Saturday, July 21, 2012

MCC Chamber of Commerce & Industry

MCCI organized an Interactive Session with Shri Bhaskar Sen,Chairman and Managing Director, United Bank of India on ‘Role of Banking Sector in Promoting Economic Growth – Opportunities & Challenges ‘ today at Chamber Hall.
Shri Sanjay Agarwal, Sr Vice President, MCCI  brought to the fore, issues of ‘rising NPA ( Non Performing Assets);’ ‘non availability of seamless and sufficient credit to the SMEs;’ ‘ financial exclusion of 50% of the Indian populace from basic banking services;’ and ‘apprehensions of implementing Basel III norms and low CDR ( Credit Deposit Ratio )’. MCCI also suggested technological upgradation of the banking services to cater to new generation and also to advocate ‘paperless’ banking service.

Shri Amitabh Kothari, Past President, MCCI in his theme presentation reiterated the NPA problem and sought UBI’s views on ‘ Greater NPAs in PSB ( Public Sector Banks) vis a vis their Private counterparts’; ‘Earmarking only  INR 15,888 Crores to the PSBs by the Central Government to meet a Capital Adequacy of INR 6 Lac Crores’;’The cause of the mergers and acquisitons among banks’ ; ‘Lack of Adequate Trained Personnels and a mechanism to retain the existing employees’;’ Less than the Book Value  Prices of PSBs Stocks  which is reverse in the Private Banks’; ‘Absence of any initiative among PSBs to generate non fund base income in the form of investment advisory services;’ and ‘High Interest Rates in Indian Banking system  compared to Global Banking Sector.

Shri Bhaskar Sen, CMD, UBI proclaimed that the ‘Nationalisation’ and ‘Financial Reforms of early ‘90s’ were the pillars of a big turnaround in the Indian Banking sector which registered a phenomenal growth from a meagre 4% CAGR in early ‘80s to CAGR 17% (till the first decade of the current millennium).It is due to the development of the Indian banking sector that today farmers are in a position to reap the benefits of the entire produce.

Answering to the queries and issues raised by Shri Agarwal and Shri Kothari, the UBI Chief stated that the adverse effect of Sovereign debt crisis will take an indefinite time to settle down. It is the ripple effect of this crisis which has caused the economic turbulence in India which is evident in different parameters including ‘high Inflation’  (which reached 10% during September, 2011), ‘High Cost of Borrowing’ ( due to demand side crisis which witnessed rise of benchmark rates on 11 occasions by a cumulative amount of 375 basis points)and ‘Supply side crisis’ ( due to high Food Prices despite sufficient monsoon due to high inflation). Shri Sen suggested that unless the Supply and Demand bottlenecks are removed, policies are made more transparent, inflation and interest rates will be not be curbed.

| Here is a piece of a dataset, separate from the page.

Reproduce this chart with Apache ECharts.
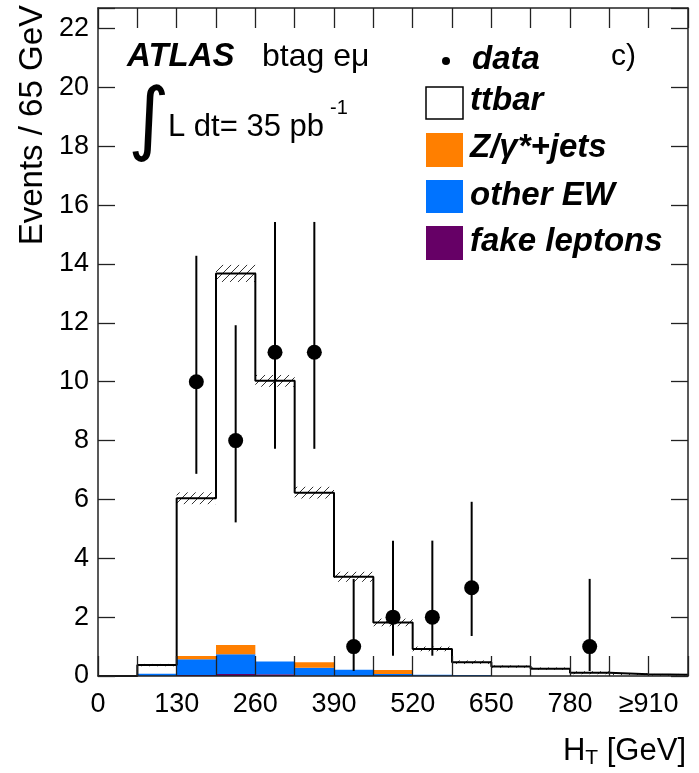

Shri Sen added that liquidity position in the banks have improved during the last six months from a situation where they were borrowing INR 2 Lac Crores on a daily basis. The country has witnessed a 5 basis point rise in NPA over the previous year which underscore the effect of the economic turmoil worldwide.  This year, banks are expecting a full monsoon season which will also have a positive impact on the lending side including priority sector disbursement. Banks have undertaken an initiative, to include all the  villages within the ambit of basic banking services in three phases. 72 ,50,00 villages in the country would be targeted by grouping in three lots in three phases - In the First Phase villages >2000 population, in the Second Phase villages with > 1600-2000 population and the rest will be addressed in the Third and Final Phase. UBI has already covered 1106 villages out of 7486 villages in West Bengal in the first phase. The Bank would cover 412 in the second  phase and the rest in the third phase.

On Basel III, Shri Sen stated that banks should not be apprehensive since meeting the CAR ( Capital Adequacy Ratio) of 7% for Indian Banks would not be an impossible task stating that UBI has higher than required CAR of 8.6%. On CDR (Cash Deposit Ratio), he stated that there is a distortion in the calculation of the figure. It varies region wise. CDR is 87% in Kolkata, whereas it is 20% in the outskirts. Consolidation of Banks is a welcome move initiated to create bigger  Indian Banks which are capital wise  very  small in the Global Banking map.  Government owns only 51% of the stake in PSBs where the private sector owns 74% which provides the private company with greater voting right which may be the reason for Private Banks to quote stock prices greater than their book value. Non fund based  income for PSB is only 15-16% compared to 30% for Private Banks due to number of limitations of the PSB which refrain them from charging all the services they provide including investment advisory services. Banks have undertaken measures to train their personnel , to avoid attrition 30% of them.